(Stored data)
========================================

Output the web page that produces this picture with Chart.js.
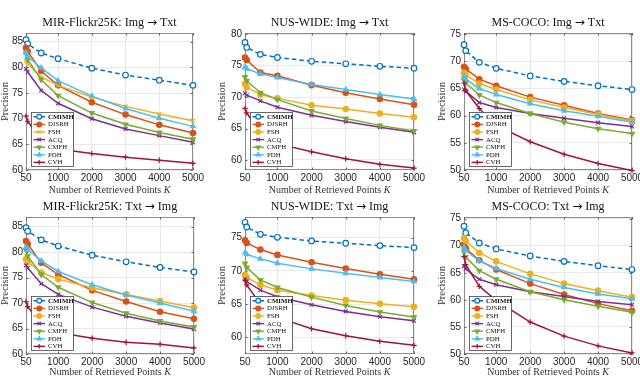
<!DOCTYPE html>
<html><head><meta charset="utf-8">
<script src="https://cdn.jsdelivr.net/npm/chart.js@4.4.1/dist/chart.umd.min.js"></script>
<style>
html,body{margin:0;padding:0;background:#fff;width:640px;height:377px;overflow:hidden;position:relative}
canvas{position:absolute}
</style></head><body>
<script>
// ---------- data ----------
const kValues = [50, 100, 500, 1000, 2000, 3000, 4000, 5000];
const xTickValues = [50, 1000, 2000, 3000, 4000, 5000];
const xTickLabels = ['50', '1000', '2000', '3000', '4000', '5000'];
const methods = ['CMIMH', 'DJSRH', 'FSH', 'ACQ', 'CMFH', 'PDH', 'CVH'];

// series order follows `methods`
const mirImgTxt = [
  [85.4, 84.6, 82.8, 81.7, 79.85, 78.5, 77.5, 76.5],
  [83.8, 83.1, 79.3, 76.5, 73.2, 70.8, 68.8, 67.2],
  [81.2, 80.7, 78.1, 76.5, 74.2, 72.4, 70.9, 69.6],
  [79.7, 79.1, 75.5, 73.0, 70.0, 68.0, 66.7, 65.4],
  [82.7, 81.5, 77.6, 74.5, 71.1, 68.9, 67.3, 66.0],
  [82.85, 82.1, 79.9, 77.4, 74.4, 72.0, 70.1, 68.5],
  [70.5, 69.5, 65.8, 64.1, 63.2, 62.5, 61.9, 61.3]
];
const nusImgTxt = [
  [78.7, 77.9, 76.8, 76.3, 75.7, 75.3, 74.9, 74.6],
  [76.3, 75.9, 73.9, 73.4, 71.9, 70.7, 69.7, 68.8],
  [72.1, 71.6, 70.4, 69.8, 68.7, 68.1, 67.4, 66.8],
  [70.6, 70.3, 69.4, 68.4, 67.1, 66.1, 65.2, 64.4],
  [73.2, 72.6, 70.7, 69.6, 67.8, 66.6, 65.5, 64.6],
  [74.8, 74.5, 73.7, 73.1, 72.0, 71.2, 70.4, 69.7],
  [68.2, 67.5, 64.4, 62.6, 61.3, 60.2, 59.3, 58.7]
];
const cocoImgTxt = [
  [73.05, 71.95, 69.8, 68.7, 67.3, 66.3, 65.5, 64.8],
  [69.0, 68.6, 66.7, 65.5, 63.4, 61.9, 60.4, 59.2],
  [67.9, 67.5, 65.9, 64.8, 62.9, 61.5, 60.2, 59.0],
  [64.8, 64.5, 62.4, 61.5, 60.4, 59.5, 58.7, 58.0],
  [66.5, 66.0, 63.8, 62.4, 60.4, 58.8, 57.6, 56.7],
  [67.3, 66.7, 65.0, 63.9, 62.2, 60.9, 59.9, 58.8],
  [66.0, 64.6, 61.3, 58.2, 55.2, 52.9, 51.2, 49.9]
];
const mirTxtImg = [
  [84.8, 84.1, 82.4, 81.2, 79.4, 78.1, 77.0, 76.1],
  [82.2, 81.6, 77.9, 75.6, 72.5, 70.3, 68.3, 66.9],
  [78.6, 78.1, 76.0, 74.7, 73.0, 71.7, 70.4, 69.1],
  [77.4, 76.9, 73.8, 71.7, 69.2, 67.4, 66.1, 64.9],
  [80.4, 79.2, 75.6, 73.1, 70.1, 68.0, 66.5, 65.3],
  [81.0, 80.5, 78.3, 76.2, 73.6, 71.6, 70.0, 68.4],
  [70.3, 69.3, 65.8, 64.2, 63.1, 62.3, 61.9, 61.2]
];
const nusTxtImg = [
  [77.3, 76.6, 75.5, 75.05, 74.5, 74.15, 73.8, 73.5],
  [74.6, 74.2, 73.2, 72.4, 71.3, 70.35, 69.5, 68.75],
  [69.4, 69.0, 67.9, 67.1, 66.3, 65.6, 65.05, 64.6],
  [68.7, 68.4, 67.1, 66.1, 64.9, 63.9, 63.1, 62.5],
  [71.1, 70.5, 68.65, 67.5, 66.05, 64.8, 63.8, 63.05],
  [72.75, 72.5, 71.8, 71.15, 70.3, 69.65, 69.0, 68.4],
  [68.6, 67.9, 65.0, 63.0, 61.3, 60.25, 59.4, 58.8]
];
const cocoTxtImg = [
  [73.6, 72.4, 70.5, 69.4, 68.1, 67.1, 66.3, 65.6],
  [70.2, 69.5, 67.3, 65.6, 63.0, 61.0, 59.3, 58.0],
  [71.4, 70.9, 68.7, 67.1, 64.8, 63.0, 61.7, 60.5],
  [66.2, 65.7, 63.8, 62.8, 61.5, 60.6, 59.7, 59.1],
  [68.8, 67.9, 65.4, 63.8, 61.5, 60.0, 58.8, 57.7],
  [69.7, 69.1, 67.2, 65.8, 63.8, 62.3, 61.1, 60.2],
  [68.0, 66.5, 62.5, 59.9, 55.9, 53.3, 51.5, 50.2]
];

const yTicksMir = [60, 65, 70, 75, 80, 85];
const yTicksNus = [60, 65, 70, 75, 80];
const yTicksNus2 = [60, 65, 70, 75];
const yTicksCoco = [50, 55, 60, 65, 70, 75];

const panelTitles = [
  'MIR-Flickr25K: Img \u2192 Txt', 'NUS-WIDE: Img \u2192 Txt', 'MS-COCO: Img \u2192 Txt',
  'MIR-Flickr25K: Txt \u2192 Img', 'NUS-WIDE: Txt \u2192 Img', 'MS-COCO: Txt \u2192 Img'
];
const xTitleMain = 'Number of Retrieved Points ';
const xTitleVar = 'K';
const yTitle = 'Precision';

// ---------- styles ----------
const colors = ['#0072BD', '#D95319', '#EDB120', '#7E2F8E', '#77AC30', '#4DBEEE', '#A2142F'];
const markers = ['circle', 'circle', 'circle', 'crossRot', 'triangle', 'triangle', 'cross'];
const rotations = [0, 0, 0, 0, 180, 0, 0];

const panels = [
  {data: mirImgTxt, yMin: 60, yMax: 86.7, yTicks: yTicksMir, plot: [26, 33, 193, 170], ylabX: 5, xGap: 20, fshMarker: 'crossRot'},
  {data: nusImgTxt, yMin: 58.4, yMax: 80.2, yTicks: yTicksNus, plot: [245, 33, 414, 170], ylabX: 222, xGap: 20},
  {data: cocoImgTxt, yMin: 50, yMax: 75.2, yTicks: yTicksCoco, plot: [464, 33, 632, 170], ylabX: 442, xGap: 20},
  {data: mirTxtImg, yMin: 60, yMax: 86.9, yTicks: yTicksMir, plot: [26, 217, 194, 354], ylabX: 5, xGap: 18},
  {data: nusTxtImg, yMin: 57.5, yMax: 78.1, yTicks: yTicksNus2, plot: [245, 217, 414, 354], ylabX: 222, xGap: 18},
  {data: cocoTxtImg, yMin: 50, yMax: 75.3, yTicks: yTicksCoco, plot: [464, 217, 632, 354], ylabX: 442, xGap: 18}
];

const SERIF = '"Liberation Serif", "DejaVu Serif", serif';
const SANS = '"Liberation Sans", Arial, sans-serif';

function drawMarker(ctx, style, x, y, r, rot, color, fill) {
  ctx.save();
  ctx.strokeStyle = color; ctx.fillStyle = fill; ctx.lineWidth = 1.2;
  if (Chart.helpers && Chart.helpers.drawPoint) {
    Chart.helpers.drawPoint(ctx, {pointStyle: style, radius: r, rotation: rot, borderWidth: 1.2}, x, y);
  }
  ctx.restore();
}

function drawTitle(ctx, text, cx, cy) {
  const parts = text.split('\u2192');
  const fL = '12px ' + SERIF;
  const fA = '12px "DejaVu Sans", sans-serif';
  ctx.font = fL; const w0 = ctx.measureText(parts[0]).width;
  const w2 = ctx.measureText(parts[1]).width;
  ctx.font = fA; const w1 = ctx.measureText('\u2192').width;
  let x = cx - (w0 + w1 + w2) / 2;
  ctx.textAlign = 'left'; ctx.textBaseline = 'middle';
  ctx.font = fL; ctx.fillText(parts[0], x, cy); x += w0;
  ctx.font = fA; ctx.fillText('\u2192', x, cy); x += w1;
  ctx.font = fL; ctx.fillText(parts[1], x, cy);
}

const decor = {
  id: 'decor',
  beforeDatasetsDraw(chart) {
    const {ctx, chartArea: a, scales: {x, y}} = chart;
    ctx.save();
    ctx.strokeStyle = '#8c8c8c'; ctx.lineWidth = 1;
    ctx.strokeRect(Math.round(a.left) + 0.5, Math.round(a.top) + 0.5,
      Math.round(a.right - a.left) - 1, Math.round(a.bottom - a.top) - 1);
    ctx.strokeStyle = '#666'; ctx.beginPath();
    x.ticks.forEach(t => {
      const px = Math.round(x.getPixelForValue(t.value)) + 0.5;
      ctx.moveTo(px, a.bottom); ctx.lineTo(px, a.bottom - 2.5);
      ctx.moveTo(px, a.top); ctx.lineTo(px, a.top + 2.5);
    });
    y.ticks.forEach(t => {
      const py = Math.round(y.getPixelForValue(t.value)) + 0.5;
      ctx.moveTo(a.left, py); ctx.lineTo(a.left + 2.5, py);
      ctx.moveTo(a.right, py); ctx.lineTo(a.right - 2.5, py);
    });
    ctx.stroke();
    ctx.restore();
  },
  afterDatasetsDraw(chart, args, opts) {
    const {ctx, chartArea: a} = chart;
    ctx.save();
    // title
    ctx.fillStyle = '#111';
    drawTitle(ctx, opts.title, (a.left + a.right) / 2, a.top - 10);
    // x axis title with italic K
    ctx.fillStyle = '#333';
    ctx.textBaseline = 'middle';
    ctx.font = '10px ' + SERIF;
    const w1 = ctx.measureText(xTitleMain).width;
    ctx.font = 'italic 10px ' + SERIF;
    const w2 = ctx.measureText(xTitleVar).width;
    const sx = (a.left + a.right) / 2 - (w1 + w2) / 2;
    ctx.textAlign = 'left';
    ctx.font = '10px ' + SERIF;
    ctx.fillText(xTitleMain, sx, a.bottom + opts.xGap);
    ctx.font = 'italic 10px ' + SERIF;
    ctx.fillText(xTitleVar, sx + w1, a.bottom + opts.xGap);
    // legend
    const lw = 42, lh = 54;
    const lx = Math.round(a.left + 5) + 0.5, ly = Math.round(a.bottom - 4 - lh) + 0.5;
    ctx.fillStyle = '#fff'; ctx.fillRect(lx, ly, lw, lh);
    ctx.strokeStyle = '#444'; ctx.lineWidth = 0.8; ctx.strokeRect(lx, ly, lw, lh);
    chart.data.datasets.forEach((ds, i) => {
      const cy = ly + 4.3 + i * 7.6;
      ctx.save();
      ctx.strokeStyle = ds.borderColor; ctx.lineWidth = 1.4;
      ctx.setLineDash(ds.borderDash || []);
      ctx.beginPath(); ctx.moveTo(lx + 2, cy); ctx.lineTo(lx + 13.5, cy); ctx.stroke();
      ctx.restore();
      drawMarker(ctx, ds.pointStyle, lx + 7.7, cy, 2.4, ds.pointRotation || 0, ds.borderColor, ds.pointBackgroundColor);
      ctx.fillStyle = '#111';
      ctx.font = (i === 0 ? 'bold ' : '') + '6.8px ' + SERIF;
      ctx.textAlign = 'left'; ctx.textBaseline = 'middle';
      ctx.fillText(ds.label, lx + 16.5, cy + 0.3);
    });
    ctx.restore();
  }
};

panels.forEach((p, idx) => {
  const [L, T, R, B] = p.plot;
  const cLeft = p.ylabX - 6;
  const cTop = T - 18;
  const xH = p.xGap + 7;
  const cW = R + 14 - cLeft;
  const cH = B + xH - cTop;
  const cv = document.createElement('canvas');
  cv.width = cW; cv.height = cH;
  cv.style.left = cLeft + 'px'; cv.style.top = cTop + 'px';
  cv.style.width = cW + 'px'; cv.style.height = cH + 'px';
  document.body.appendChild(cv);

  const datasets = methods.map((m, i) => {
    const style = (i === 2 && p.fshMarker) ? p.fshMarker : markers[i];
    return {
      label: m,
      data: kValues.map((k, j) => ({x: k, y: p.data[i][j]})),
      borderColor: colors[i],
      backgroundColor: colors[i],
      pointBackgroundColor: i === 0 ? '#fff' : colors[i],
      pointBorderColor: colors[i],
      pointStyle: style,
      pointRotation: rotations[i],
      pointRadius: i === 0 ? 2.8 : 2.7,
      pointBorderWidth: 1.2,
      borderWidth: 1.5,
      borderDash: i === 0 ? [4.5, 3] : [],
      tension: 0,
      clip: false,
      order: 7 - i
    };
  });

  new Chart(cv, {
    type: 'line',
    data: {datasets},
    options: {
      responsive: false, animation: false, devicePixelRatio: 1,
      layout: {padding: {left: 0, top: 18, right: 14, bottom: 0}},
      plugins: {
        legend: {display: false}, tooltip: {enabled: false}, title: {display: false},
        decor: {title: panelTitles[idx], xGap: p.xGap}
      },
      scales: {
        x: {
          type: 'linear', min: 50, max: 5000,
          afterBuildTicks: s => { s.ticks = xTickValues.map(v => ({value: v})); },
          afterFit: s => { s.height = xH; },
          ticks: {
            callback: (v) => xTickLabels[xTickValues.indexOf(v)],
            font: {family: SANS, size: 10}, color: '#262626', padding: 2, maxRotation: 0, autoSkip: false
          },
          grid: {color: '#e3e3e3', lineWidth: 0.8, drawTicks: false},
          border: {display: false}
        },
        y: {
          type: 'linear', min: p.yMin, max: p.yMax,
          afterBuildTicks: s => { s.ticks = p.yTicks.map(v => ({value: v})); },
          afterFit: s => { s.width = L - cLeft; },
          ticks: {font: {family: SANS, size: 10}, color: '#262626', padding: 3},
          grid: {color: '#e3e3e3', lineWidth: 0.8, drawTicks: false},
          border: {display: false},
          title: {display: true, text: yTitle, font: {family: SERIF, size: 10.5, lineHeight: '12px'}, color: '#333', padding: 0}
        }
      }
    },
    plugins: [decor]
  });
});
</script>
</body></html>
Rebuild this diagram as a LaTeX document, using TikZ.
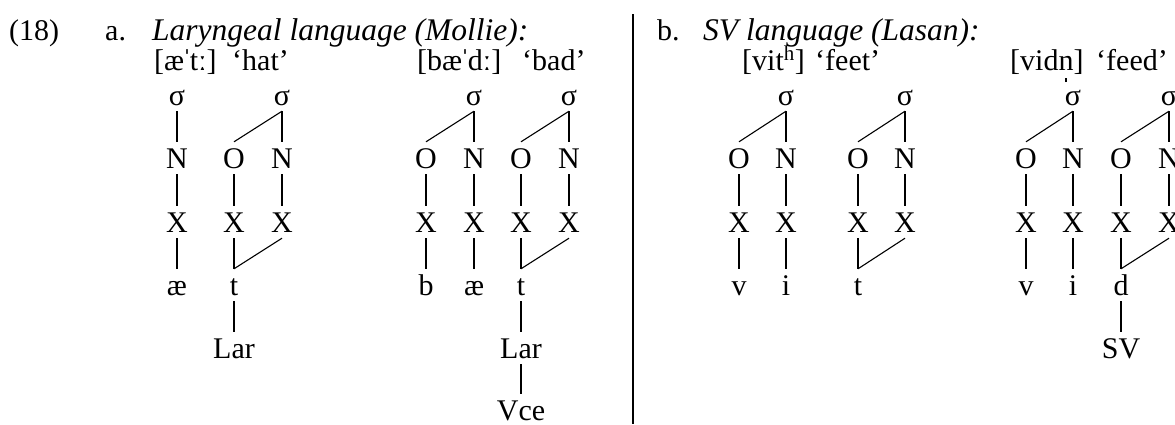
\documentclass[tikz,border=0pt]{standalone}
\usepackage{fontspec}
\setmainfont{Liberation Serif}
% syllabic n: n with a small stroke below
\newcommand{\sylln}{\makebox[0pt][l]{\hspace{0.23em}\rule[-0.40em]{0.04em}{0.14em}}n}
% tight primary-stress mark
\newcommand{\strs}{\kern-0.07em ˈ\kern-0.07em}
\begin{document}
\begin{tikzpicture}[x=1pt,y=-1pt,
  every node/.style={font=\fontsize{30}{36}\selectfont, inner sep=0pt},
  lab/.style={anchor=base, text height=26pt, text depth=6pt},
  txt/.style={anchor=base west},
  head/.style={anchor=base west, font=\fontsize{31.5}{36}\selectfont\itshape},
  br/.style={line width=1.1pt}]
\useasboundingbox (0,0) rectangle (1175,424);

% ---- headings ----
\node[txt] (ex)   at (9,40)   {(18)};
\node[txt] (la)   at (105,40) {a.};
\node[head] (lat) at (152,40) {Laryngeal language (Mollie):};
\node[txt] (lb)   at (657,40) {b.};
\node[head] (lbt) at (703,40) {SV language (Lasan):};

\node[txt] (f1) at (154,70)  {[æ\strs tː]};
\node[txt] (g1) at (232,70)  {‘hat’};
\node[txt] (f2) at (417,70)  {[bæ\strs dː]};
\node[txt] (g2) at (522,70)  {‘bad’};
\node[txt] (f3) at (742,70)  {[vit\textsuperscript{h}]};
\node[txt] (g3) at (815,70)  {‘feet’};
\node[txt] (f4) at (1010,70) {[vid\sylln]};
\node[txt] (g4) at (1096,70) {‘feed’};

% ---- divider ----
\coordinate (divtop) at (633,14);
\coordinate (divbot) at (633,424);
\draw[br] (divtop) -- (divbot);

% ---- tree 1: hat ----
\node[lab] (as1) at (177,105) {σ};
\node[lab] (as2) at (282,105) {σ};
\node[lab] (an1) at (177,168) {N};
\node[lab] (ao2) at (234,168) {O};
\node[lab] (an2) at (282,168) {N};
\node[lab] (ax1) at (177,232) {X};
\node[lab] (ax2) at (234,232) {X};
\node[lab] (ax3) at (282,232) {X};
\node[lab] (aae) at (177,295) {æ};
\node[lab] (at)  at (234,295) {t};
\node[lab] (alar) at (234,358) {Lar};
\draw[br] (as1.south) -- (an1.north);
\draw[br] (as2.south) -- (ao2.north);
\draw[br] (as2.south) -- (an2.north);
\draw[br] (an1.south) -- (ax1.north);
\draw[br] (ao2.south) -- (ax2.north);
\draw[br] (an2.south) -- (ax3.north);
\draw[br] (ax1.south) -- (aae.north);
\draw[br] (ax2.south) -- (at.north);
\draw[br] (ax3.south) -- (at.north);
\draw[br] (at.south) -- (alar.north);

% ---- tree 2: bad ----
\node[lab] (bs1) at (474,105) {σ};
\node[lab] (bs2) at (569,105) {σ};
\node[lab] (bo1) at (426,168) {O};
\node[lab] (bn1) at (474,168) {N};
\node[lab] (bo2) at (521,168) {O};
\node[lab] (bn2) at (569,168) {N};
\node[lab] (bx1) at (426,232) {X};
\node[lab] (bx2) at (474,232) {X};
\node[lab] (bx3) at (521,232) {X};
\node[lab] (bx4) at (569,232) {X};
\node[lab] (bb)  at (426,295) {b};
\node[lab] (bae) at (474,295) {æ};
\node[lab] (bt)  at (521,295) {t};
\node[lab] (blar) at (521,358) {Lar};
\node[lab] (bvce) at (521,420) {Vce};
\draw[br] (bs1.south) -- (bo1.north);
\draw[br] (bs1.south) -- (bn1.north);
\draw[br] (bs2.south) -- (bo2.north);
\draw[br] (bs2.south) -- (bn2.north);
\draw[br] (bo1.south) -- (bx1.north);
\draw[br] (bn1.south) -- (bx2.north);
\draw[br] (bo2.south) -- (bx3.north);
\draw[br] (bn2.south) -- (bx4.north);
\draw[br] (bx1.south) -- (bb.north);
\draw[br] (bx2.south) -- (bae.north);
\draw[br] (bx3.south) -- (bt.north);
\draw[br] (bx4.south) -- (bt.north);
\draw[br] (bt.south) -- (blar.north);
\draw[br] (blar.south) -- (bvce.north);

% ---- tree 3: feet ----
\node[lab] (cs1) at (786,105) {σ};
\node[lab] (cs2) at (905,105) {σ};
\node[lab] (co1) at (739,168) {O};
\node[lab] (cn1) at (786,168) {N};
\node[lab] (co2) at (858,168) {O};
\node[lab] (cn2) at (905,168) {N};
\node[lab] (cx1) at (739,232) {X};
\node[lab] (cx2) at (786,232) {X};
\node[lab] (cx3) at (858,232) {X};
\node[lab] (cx4) at (905,232) {X};
\node[lab] (cv)  at (739,295) {v};
\node[lab] (ci)  at (786,295) {i};
\node[lab] (ct)  at (858,295) {t};
\draw[br] (cs1.south) -- (co1.north);
\draw[br] (cs1.south) -- (cn1.north);
\draw[br] (cs2.south) -- (co2.north);
\draw[br] (cs2.south) -- (cn2.north);
\draw[br] (co1.south) -- (cx1.north);
\draw[br] (cn1.south) -- (cx2.north);
\draw[br] (co2.south) -- (cx3.north);
\draw[br] (cn2.south) -- (cx4.north);
\draw[br] (cx1.south) -- (cv.north);
\draw[br] (cx2.south) -- (ci.north);
\draw[br] (cx3.south) -- (ct.north);
\draw[br] (cx4.south) -- (ct.north);

% ---- tree 4: feed ----
\node[lab] (ds1) at (1073,105) {σ};
\node[lab] (ds2) at (1169,105) {σ};
\node[lab] (do1) at (1026,168) {O};
\node[lab] (dn1) at (1073,168) {N};
\node[lab] (do2) at (1121,168) {O};
\node[lab] (dn2) at (1169,168) {N};
\node[lab] (dx1) at (1026,232) {X};
\node[lab] (dx2) at (1073,232) {X};
\node[lab] (dx3) at (1121,232) {X};
\node[lab] (dx4) at (1169,232) {X};
\node[lab] (dv)  at (1026,295) {v};
\node[lab] (di)  at (1073,295) {i};
\node[lab] (dd)  at (1121,295) {d};
\node[lab] (dsv) at (1121,358) {SV};
\draw[br] (ds1.south) -- (do1.north);
\draw[br] (ds1.south) -- (dn1.north);
\draw[br] (ds2.south) -- (do2.north);
\draw[br] (ds2.south) -- (dn2.north);
\draw[br] (do1.south) -- (dx1.north);
\draw[br] (dn1.south) -- (dx2.north);
\draw[br] (do2.south) -- (dx3.north);
\draw[br] (dn2.south) -- (dx4.north);
\draw[br] (dx1.south) -- (dv.north);
\draw[br] (dx2.south) -- (di.north);
\draw[br] (dx3.south) -- (dd.north);
\draw[br] (dx4.south) -- (dd.north);
\draw[br] (dd.south) -- (dsv.north);
\end{tikzpicture}
\end{document}
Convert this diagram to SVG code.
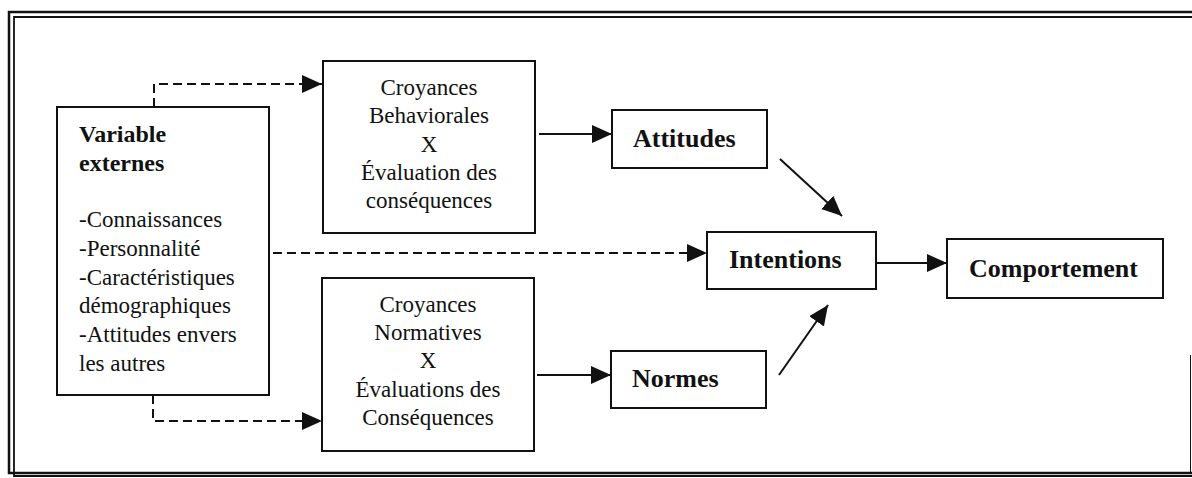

========================================

**What you need to do**
Return exactly the lines from the one with "Rebuild this diagram" to the one with "(lbt) at (703,40)", both ends kept, and only those. Images are left out.

**The output**
Rebuild this diagram as a LaTeX document, using TikZ.
\documentclass[tikz,border=0pt]{standalone}
\usepackage{fontspec}
\setmainfont{Liberation Serif}
% syllabic n: n with a small stroke below
\newcommand{\sylln}{\makebox[0pt][l]{\hspace{0.23em}\rule[-0.40em]{0.04em}{0.14em}}n}
% tight primary-stress mark
\newcommand{\strs}{\kern-0.07em ˈ\kern-0.07em}
\begin{document}
\begin{tikzpicture}[x=1pt,y=-1pt,
  every node/.style={font=\fontsize{30}{36}\selectfont, inner sep=0pt},
  lab/.style={anchor=base, text height=26pt, text depth=6pt},
  txt/.style={anchor=base west},
  head/.style={anchor=base west, font=\fontsize{31.5}{36}\selectfont\itshape},
  br/.style={line width=1.1pt}]
\useasboundingbox (0,0) rectangle (1175,424);

% ---- headings ----
\node[txt] (ex)   at (9,40)   {(18)};
\node[txt] (la)   at (105,40) {a.};
\node[head] (lat) at (152,40) {Laryngeal language (Mollie):};
\node[txt] (lb)   at (657,40) {b.};
\node[head] (lbt) at (703,40) {SV language (Lasan):};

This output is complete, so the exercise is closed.